:: RECORDED INFORMATION

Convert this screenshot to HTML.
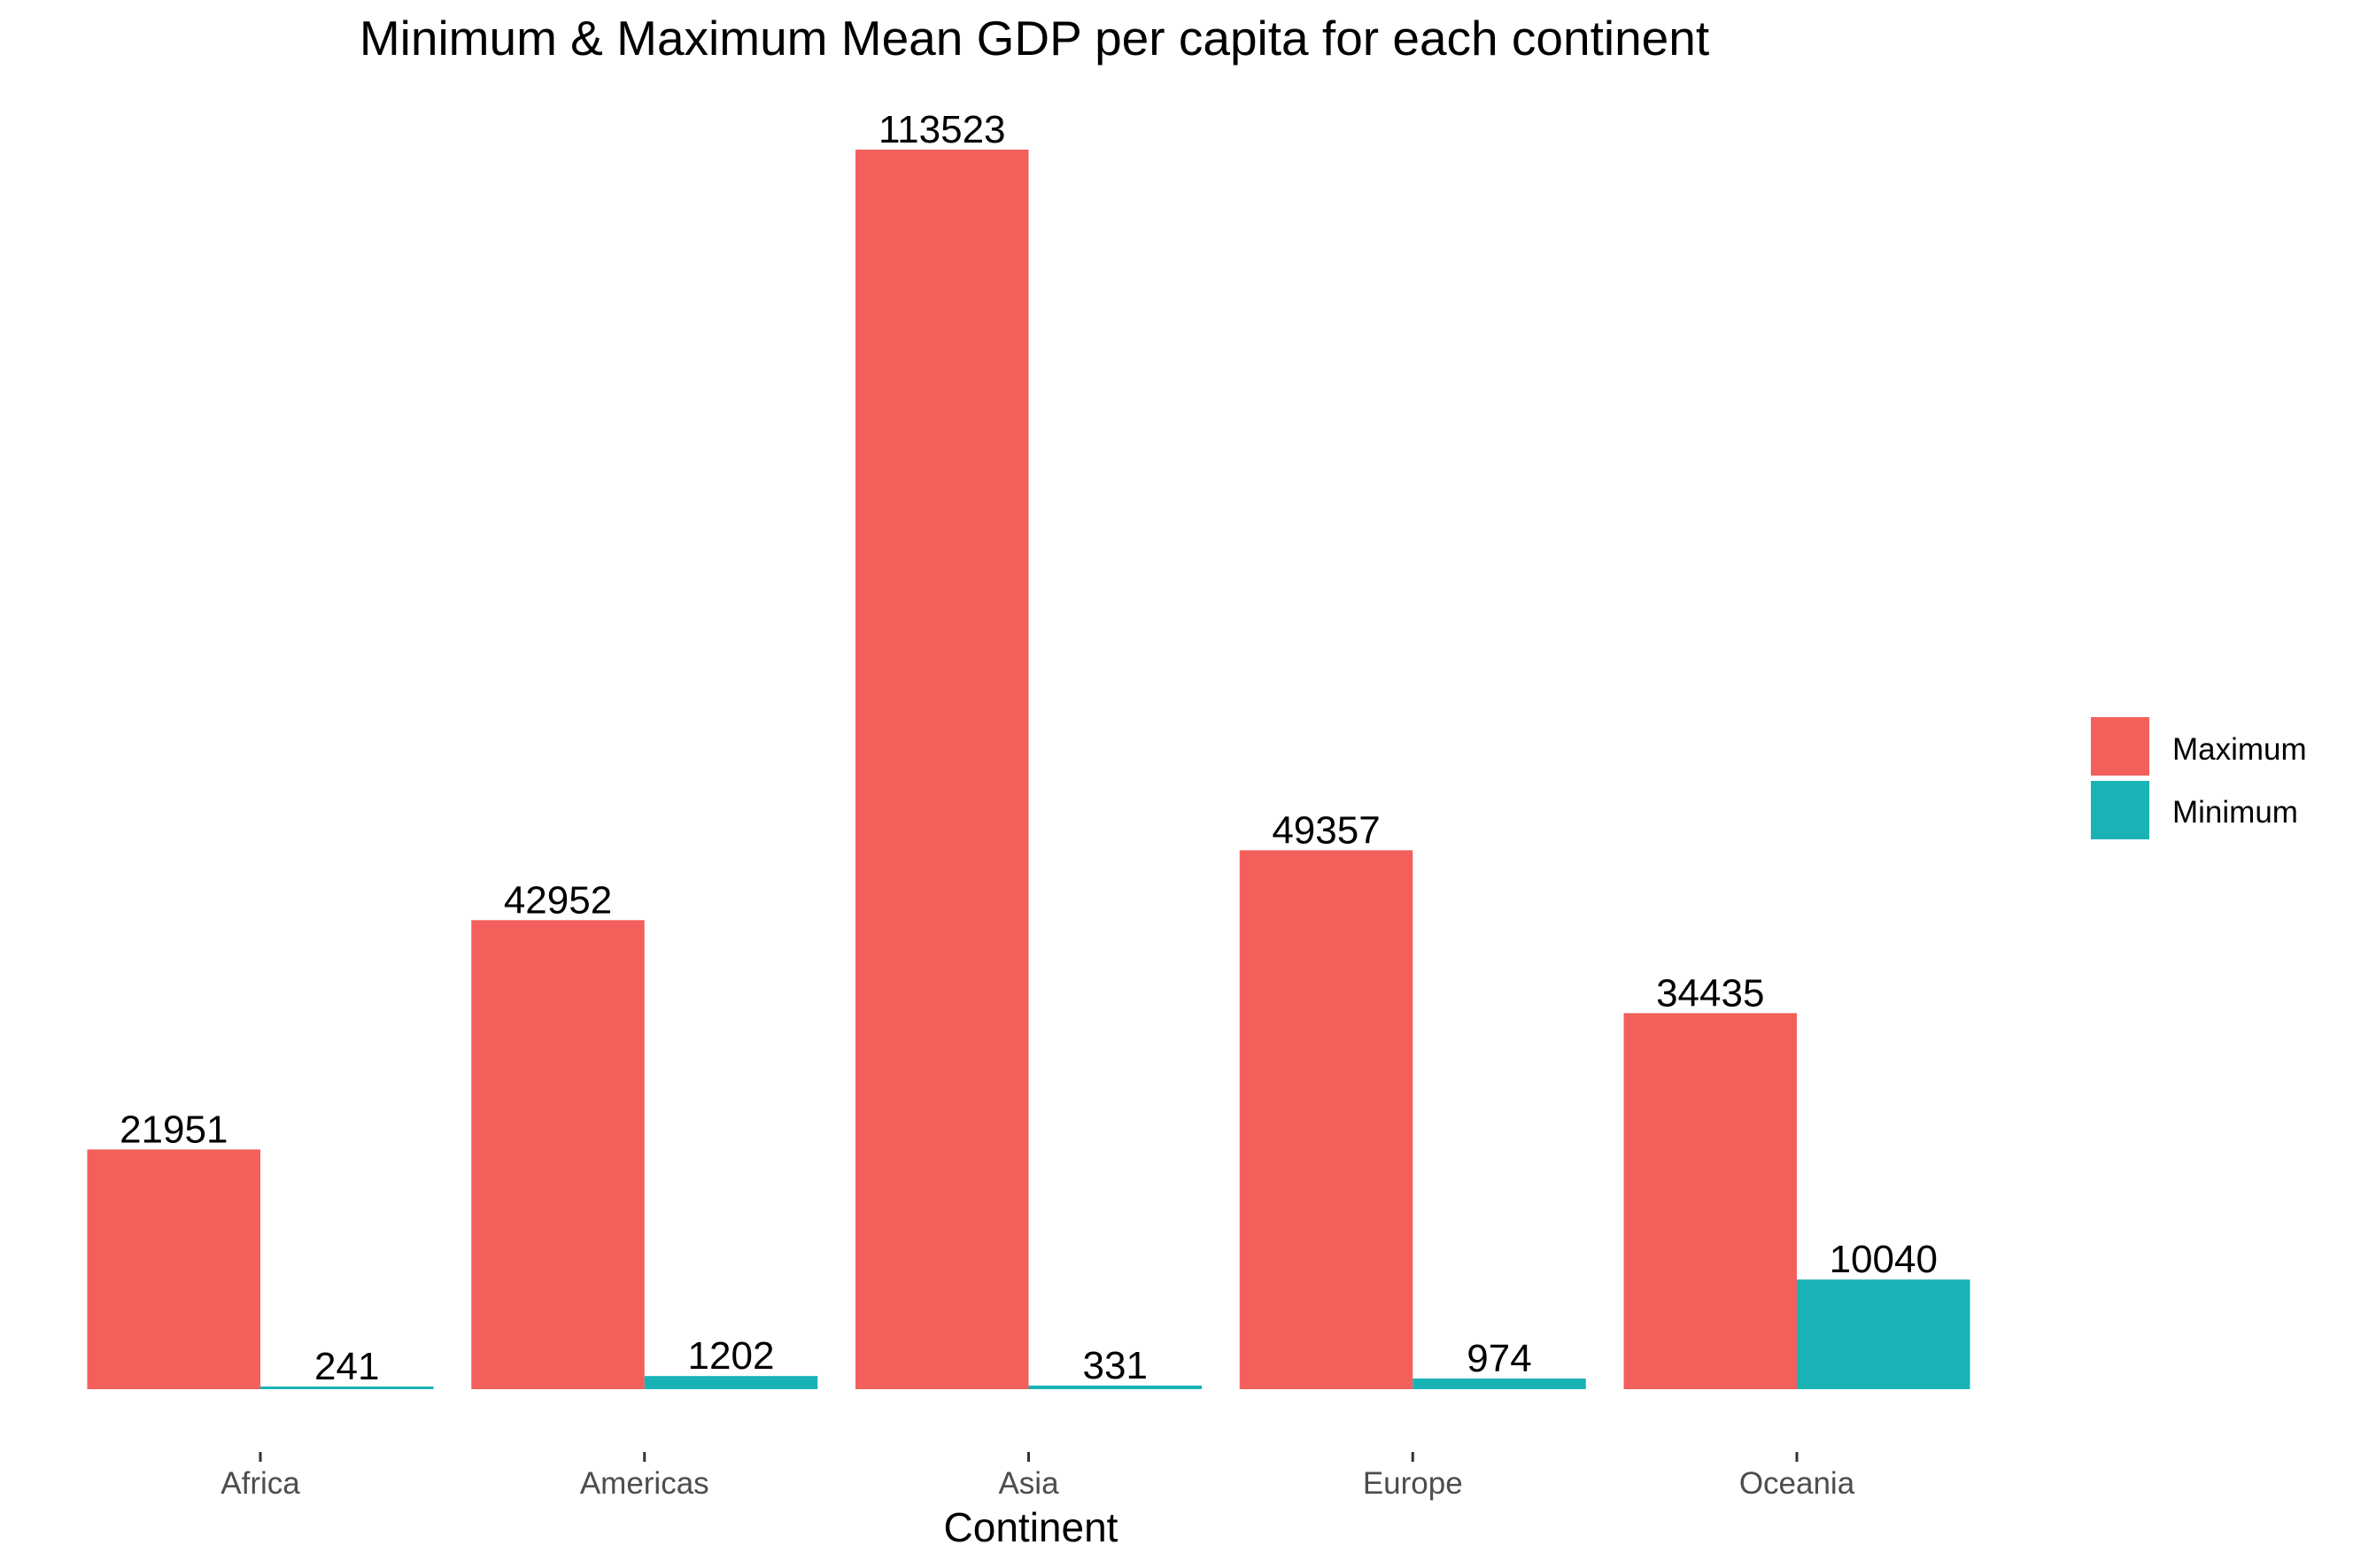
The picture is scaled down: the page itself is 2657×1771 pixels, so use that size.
<!DOCTYPE html>
<html><head><meta charset="utf-8"><style>
html,body{margin:0;padding:0;background:#fff;}
svg{display:block;font-family:"Liberation Sans",Arial,sans-serif;}
</style></head><body>
<svg id="chart" width="2657" height="1771" viewBox="0 0 2657 1771" xmlns="http://www.w3.org/2000/svg">
<text x="1168" y="62" font-size="55" text-anchor="middle" fill="#000">Minimum &amp; Maximum Mean GDP per capita for each continent</text>
<g id="bars"></g>
<g id="xaxis"></g>
<text x="1164" y="1741" font-size="46" text-anchor="middle" fill="#000">Continent</text>
<g>
<rect x="2361" y="810" width="66" height="66" fill="#F3605B"/>
<text x="2453" y="858" font-size="35" fill="#000">Maximum</text>
<rect x="2361" y="882" width="66" height="66" fill="#19B3B6"/>
<text x="2453" y="929" font-size="35" fill="#000">Minimum</text>
</g>
</svg>
<script>
const categories = ["Africa","Americas","Asia","Europe","Oceania"];
const maxValues = [21951,42952,113523,49357,34435];
const minValues = [241,1202,331,974,10040];

const NS = "http://www.w3.org/2000/svg";
const baseY = 1569, pxPerUnit = 1400/113523;
const x0 = 294, period = 433.75, barW = 195.5;
function xCenter(i){ return x0 + i*period; }
function yScale(v){ return baseY - v*pxPerUnit; }
const bars = document.getElementById('bars');
const xaxis = document.getElementById('xaxis');
function mk(tag, attrs, parent){ const e=document.createElementNS(NS,tag); for(const k in attrs) e.setAttribute(k,attrs[k]); parent.appendChild(e); return e; }
categories.forEach((c,i)=>{
  const cx = xCenter(i);
  [[maxValues[i],cx-barW,"#F3605B","max"],[minValues[i],cx,"#19B3B6","min"]].forEach(([v,x,col,s])=>{
    const y = yScale(v);
    const r = mk('rect',{x:x,y:y,width:barW,height:baseY-y,fill:col},bars);
    
    
    const t = mk('text',{x:x+barW/2,y:y-8,'font-size':44,'text-anchor':'middle',fill:'#000'},bars);
    t.textContent = String(v);
    
    
  });
  const tk = mk('line',{x1:cx,x2:cx,y1:1640,y2:1651,stroke:'#333','stroke-width':3},xaxis);
  
  
  const lb = mk('text',{x:cx,y:1687,'font-size':35,'text-anchor':'middle',fill:'#4d4d4d'},xaxis);
  lb.textContent = c;
  
  
});
</script>
</body></html>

::::

## THE EXERCISE
The data above needs to be retyped exactly, with the images left out.

## REPLY TO THE EXERCISE
Convert this screenshot to HTML.
The picture is scaled down: the page itself is 2657×1771 pixels, so use that size.
<!DOCTYPE html>
<html><head><meta charset="utf-8"><style>
html,body{margin:0;padding:0;background:#fff;}
svg{display:block;font-family:"Liberation Sans",Arial,sans-serif;}
</style></head><body>
<svg id="chart" width="2657" height="1771" viewBox="0 0 2657 1771" xmlns="http://www.w3.org/2000/svg">
<text x="1168" y="62" font-size="55" text-anchor="middle" fill="#000">Minimum &amp; Maximum Mean GDP per capita for each continent</text>
<g id="bars"></g>
<g id="xaxis"></g>
<text x="1164" y="1741" font-size="46" text-anchor="middle" fill="#000">Continent</text>
<g>
<rect x="2361" y="810" width="66" height="66" fill="#F3605B"/>
<text x="2453" y="858" font-size="35" fill="#000">Maximum</text>
<rect x="2361" y="882" width="66" height="66" fill="#19B3B6"/>
<text x="2453" y="929" font-size="35" fill="#000">Minimum</text>
</g>
</svg>
<script>
const categories = ["Africa","Americas","Asia","Europe","Oceania"];
const maxValues = [21951,42952,113523,49357,34435];
const minValues = [241,1202,331,974,10040];

const NS = "http://www.w3.org/2000/svg";
const baseY = 1569, pxPerUnit = 1400/113523;
const x0 = 294, period = 433.75, barW = 195.5;
function xCenter(i){ return x0 + i*period; }
function yScale(v){ return baseY - v*pxPerUnit; }
const bars = document.getElementById('bars');
const xaxis = document.getElementById('xaxis');
function mk(tag, attrs, parent){ const e=document.createElementNS(NS,tag); for(const k in attrs) e.setAttribute(k,attrs[k]); parent.appendChild(e); return e; }
categories.forEach((c,i)=>{
  const cx = xCenter(i);
  [[maxValues[i],cx-barW,"#F3605B","max"],[minValues[i],cx,"#19B3B6","min"]].forEach(([v,x,col,s])=>{
    const y = yScale(v);
    const r = mk('rect',{x:x,y:y,width:barW,height:baseY-y,fill:col},bars);
    
    
    const t = mk('text',{x:x+barW/2,y:y-8,'font-size':44,'text-anchor':'middle',fill:'#000'},bars);
    t.textContent = String(v);
    
    
  });
  const tk = mk('line',{x1:cx,x2:cx,y1:1640,y2:1651,stroke:'#333','stroke-width':3},xaxis);
  
  
  const lb = mk('text',{x:cx,y:1687,'font-size':35,'text-anchor':'middle',fill:'#4d4d4d'},xaxis);
  lb.textContent = c;
  
  
});
</script>
</body></html>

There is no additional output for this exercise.